To avoid complications, make sure you educate yourself about the proper way to take care of wisdom teeth.
Here are some important things to know:
When do wisdom teeth start erupting?
The wisdom teeth are the last molars to grow in and they usually start appearing in your early twenties. While most people will get all four wisdom teeth, some have fewer and others don’t get them at all because of certain issues like genetic differences.
Crowding and impacted wisdom teeth
The annoying thing about wisdom teeth is that you don’t really need them. During the time that they erupt or sprout, your mouth has already grown the incisors and molars that it needs. If there isn’t enough space in your mouth for the budding wisdom tooth, crowding will happen.
Crowding can cause problems like:
- Food getting stuck in between your teeth.
- Bacteria build up, which can lead to infection and gum disease if not treated.
- Cavities and dental carries in molars and incisors.
Impacted wisdom teeth are ones that do not erupt and stay stuck in an awkward position inside your jaw. If this condition worsens, cysts can form along the gumline and damage nearby teeth and cause infection.
Why your wisdom teeth may need to be removed
Aside from the fact that wisdom teeth don’t really have any practical use in your daily lives, they tend to cause more damage than help. When they start to affect your chewing and teeth alignment, you need to schedule an extraction immediately.
Typically, your dentist will take an x-ray of your teeth to evaluate the status of your bone, teeth and supporting tissues around your mouth. If your physician deems that your wisdom teeth can be potentially damaging, they will recommend an extraction or oral surgery. Of course, the doctors will first have to monitor your teeth and give you the option to decide whether or not you want to keep your wisdom teeth.
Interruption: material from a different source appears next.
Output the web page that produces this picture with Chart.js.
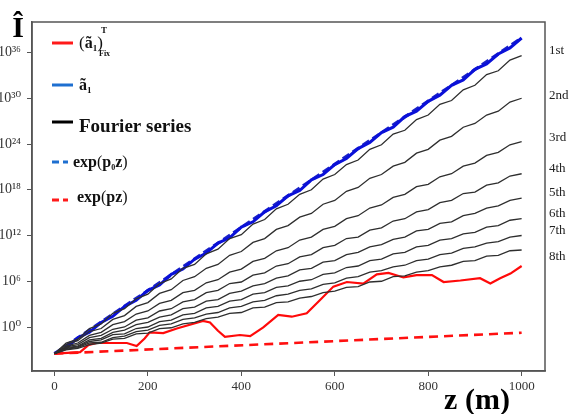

How to deal with wisdom tooth extraction
Wisdom tooth extraction is a major dental procedure that requires a lot of preparation and post-op rest. Additionally, this can be really expensive so be prepared to shell out some money. Since wisdom tooth extraction is considered to be a form of operation or surgery, you will also need a few days of rest afterwards. You might also experience some minor pain and swelling after the anesthesia wears off. But with proper medication and rest, things will quickly improve and go back to normal again.